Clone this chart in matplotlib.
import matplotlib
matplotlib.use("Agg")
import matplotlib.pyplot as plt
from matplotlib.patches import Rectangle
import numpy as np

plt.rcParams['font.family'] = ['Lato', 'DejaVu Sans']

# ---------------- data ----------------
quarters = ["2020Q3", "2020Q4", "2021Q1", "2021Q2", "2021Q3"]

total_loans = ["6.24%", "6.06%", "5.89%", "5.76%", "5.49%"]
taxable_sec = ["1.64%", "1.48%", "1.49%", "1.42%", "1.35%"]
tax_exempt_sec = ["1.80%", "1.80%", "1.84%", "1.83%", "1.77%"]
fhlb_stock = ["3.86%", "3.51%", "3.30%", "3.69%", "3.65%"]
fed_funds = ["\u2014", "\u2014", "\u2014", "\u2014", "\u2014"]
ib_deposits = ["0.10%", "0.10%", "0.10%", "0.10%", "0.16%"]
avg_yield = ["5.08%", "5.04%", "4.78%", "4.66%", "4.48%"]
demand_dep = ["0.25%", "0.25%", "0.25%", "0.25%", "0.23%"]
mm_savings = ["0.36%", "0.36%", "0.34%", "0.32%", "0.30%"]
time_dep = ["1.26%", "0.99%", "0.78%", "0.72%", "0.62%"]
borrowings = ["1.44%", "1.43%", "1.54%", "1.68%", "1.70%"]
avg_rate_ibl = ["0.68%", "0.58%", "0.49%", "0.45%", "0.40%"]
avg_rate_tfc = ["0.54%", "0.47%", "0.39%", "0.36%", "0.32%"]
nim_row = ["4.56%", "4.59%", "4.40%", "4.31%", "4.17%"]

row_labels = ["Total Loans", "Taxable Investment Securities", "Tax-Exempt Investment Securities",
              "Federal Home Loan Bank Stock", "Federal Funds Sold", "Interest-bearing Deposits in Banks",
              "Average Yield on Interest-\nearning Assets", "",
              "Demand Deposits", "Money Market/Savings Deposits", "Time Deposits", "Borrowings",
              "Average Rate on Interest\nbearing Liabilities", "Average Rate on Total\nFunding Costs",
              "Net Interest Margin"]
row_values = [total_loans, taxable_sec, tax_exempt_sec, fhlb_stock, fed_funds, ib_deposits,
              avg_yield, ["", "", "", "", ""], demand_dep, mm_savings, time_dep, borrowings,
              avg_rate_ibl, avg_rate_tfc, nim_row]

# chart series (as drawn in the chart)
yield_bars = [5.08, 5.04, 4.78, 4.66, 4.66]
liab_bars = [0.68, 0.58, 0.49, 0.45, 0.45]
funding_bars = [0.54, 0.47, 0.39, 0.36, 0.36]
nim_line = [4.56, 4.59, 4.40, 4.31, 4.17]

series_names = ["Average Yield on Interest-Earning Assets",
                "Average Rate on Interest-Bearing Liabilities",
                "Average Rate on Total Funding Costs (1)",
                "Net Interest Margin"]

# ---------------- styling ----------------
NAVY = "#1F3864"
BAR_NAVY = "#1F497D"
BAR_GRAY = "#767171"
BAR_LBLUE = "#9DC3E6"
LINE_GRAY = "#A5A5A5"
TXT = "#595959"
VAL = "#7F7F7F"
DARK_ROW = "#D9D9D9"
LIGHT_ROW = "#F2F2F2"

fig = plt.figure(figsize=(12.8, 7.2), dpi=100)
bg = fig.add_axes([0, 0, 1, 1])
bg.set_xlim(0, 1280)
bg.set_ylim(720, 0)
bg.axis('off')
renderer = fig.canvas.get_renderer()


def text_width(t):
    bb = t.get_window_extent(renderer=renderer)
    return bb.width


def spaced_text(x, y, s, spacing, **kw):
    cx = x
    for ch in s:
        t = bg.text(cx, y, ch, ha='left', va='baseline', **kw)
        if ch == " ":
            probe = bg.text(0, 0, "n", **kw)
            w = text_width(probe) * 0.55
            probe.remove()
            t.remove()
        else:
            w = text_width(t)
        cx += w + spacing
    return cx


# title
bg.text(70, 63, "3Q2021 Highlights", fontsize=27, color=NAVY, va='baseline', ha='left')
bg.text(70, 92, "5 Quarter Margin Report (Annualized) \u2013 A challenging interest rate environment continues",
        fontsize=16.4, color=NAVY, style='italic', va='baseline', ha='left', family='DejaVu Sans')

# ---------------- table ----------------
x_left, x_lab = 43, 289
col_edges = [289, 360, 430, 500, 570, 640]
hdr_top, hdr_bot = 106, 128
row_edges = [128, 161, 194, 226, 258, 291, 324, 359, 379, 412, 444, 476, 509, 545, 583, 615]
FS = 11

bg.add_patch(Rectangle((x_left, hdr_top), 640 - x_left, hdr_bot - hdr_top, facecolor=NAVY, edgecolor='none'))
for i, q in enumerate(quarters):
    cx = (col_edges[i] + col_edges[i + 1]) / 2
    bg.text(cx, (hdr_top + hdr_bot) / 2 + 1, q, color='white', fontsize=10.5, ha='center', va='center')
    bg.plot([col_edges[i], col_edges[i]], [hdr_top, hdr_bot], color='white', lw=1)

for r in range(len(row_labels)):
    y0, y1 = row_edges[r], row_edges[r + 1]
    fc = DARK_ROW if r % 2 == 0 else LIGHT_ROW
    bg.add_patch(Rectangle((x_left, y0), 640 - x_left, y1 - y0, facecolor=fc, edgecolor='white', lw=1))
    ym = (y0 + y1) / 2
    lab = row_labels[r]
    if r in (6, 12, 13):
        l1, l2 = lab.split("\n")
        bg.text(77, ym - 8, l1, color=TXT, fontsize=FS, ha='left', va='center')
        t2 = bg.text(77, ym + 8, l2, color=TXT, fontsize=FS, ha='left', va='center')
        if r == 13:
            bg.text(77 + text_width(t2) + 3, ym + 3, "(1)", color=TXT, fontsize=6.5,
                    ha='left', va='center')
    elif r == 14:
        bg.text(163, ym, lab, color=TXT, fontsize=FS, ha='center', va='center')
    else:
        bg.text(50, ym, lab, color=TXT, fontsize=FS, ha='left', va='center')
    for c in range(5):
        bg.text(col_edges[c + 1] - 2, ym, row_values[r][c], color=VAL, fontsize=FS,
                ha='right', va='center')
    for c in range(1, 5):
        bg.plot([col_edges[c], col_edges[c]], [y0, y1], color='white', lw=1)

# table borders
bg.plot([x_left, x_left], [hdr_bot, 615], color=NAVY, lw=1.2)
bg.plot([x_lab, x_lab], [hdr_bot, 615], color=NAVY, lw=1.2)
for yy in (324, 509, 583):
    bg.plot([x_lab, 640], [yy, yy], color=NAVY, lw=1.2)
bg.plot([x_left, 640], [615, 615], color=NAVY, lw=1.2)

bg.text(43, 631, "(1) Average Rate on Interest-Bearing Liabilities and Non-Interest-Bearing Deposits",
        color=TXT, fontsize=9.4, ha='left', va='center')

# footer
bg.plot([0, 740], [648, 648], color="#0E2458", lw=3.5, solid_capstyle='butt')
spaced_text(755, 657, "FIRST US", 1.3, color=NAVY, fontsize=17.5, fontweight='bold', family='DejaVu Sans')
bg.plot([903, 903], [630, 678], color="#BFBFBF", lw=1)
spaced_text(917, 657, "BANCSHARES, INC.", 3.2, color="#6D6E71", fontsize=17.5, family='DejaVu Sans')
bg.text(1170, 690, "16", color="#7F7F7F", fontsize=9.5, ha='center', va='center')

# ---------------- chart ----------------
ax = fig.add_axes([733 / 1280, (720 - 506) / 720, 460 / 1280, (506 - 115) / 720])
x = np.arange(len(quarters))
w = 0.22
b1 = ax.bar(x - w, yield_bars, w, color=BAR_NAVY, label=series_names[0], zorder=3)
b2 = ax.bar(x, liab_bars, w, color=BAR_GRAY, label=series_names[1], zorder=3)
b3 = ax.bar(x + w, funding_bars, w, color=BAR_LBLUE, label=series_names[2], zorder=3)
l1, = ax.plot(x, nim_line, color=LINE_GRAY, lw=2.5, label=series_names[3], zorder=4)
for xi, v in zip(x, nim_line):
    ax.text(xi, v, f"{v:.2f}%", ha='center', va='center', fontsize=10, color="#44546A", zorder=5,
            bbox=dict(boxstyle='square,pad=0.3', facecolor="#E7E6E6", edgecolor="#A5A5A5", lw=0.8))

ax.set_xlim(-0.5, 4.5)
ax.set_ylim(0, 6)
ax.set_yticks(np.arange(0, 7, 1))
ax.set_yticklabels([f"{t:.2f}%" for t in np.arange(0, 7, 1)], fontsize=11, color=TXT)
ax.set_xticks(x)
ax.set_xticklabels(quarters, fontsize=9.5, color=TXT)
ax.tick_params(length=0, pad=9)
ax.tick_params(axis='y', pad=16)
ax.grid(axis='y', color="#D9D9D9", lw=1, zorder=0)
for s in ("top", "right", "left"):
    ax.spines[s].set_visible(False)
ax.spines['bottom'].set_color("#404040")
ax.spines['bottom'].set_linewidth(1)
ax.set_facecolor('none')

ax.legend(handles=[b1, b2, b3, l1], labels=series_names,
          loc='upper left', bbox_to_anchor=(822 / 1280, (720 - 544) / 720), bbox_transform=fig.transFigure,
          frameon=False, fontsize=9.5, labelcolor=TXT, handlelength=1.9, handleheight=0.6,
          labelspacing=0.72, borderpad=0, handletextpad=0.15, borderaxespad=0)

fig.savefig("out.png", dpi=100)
-----
WRITTEN INSTRUCTION -> Write out, exactly and with nothing else, the lines of the listing above from its first line through the line with "plt.rcParams['font.family'] = ['Lato', 'DejaVu".

SOLVED PROBLEM ->
Clone this chart in matplotlib.
import matplotlib
matplotlib.use("Agg")
import matplotlib.pyplot as plt
from matplotlib.patches import Rectangle
import numpy as np

plt.rcParams['font.family'] = ['Lato', 'DejaVu Sans']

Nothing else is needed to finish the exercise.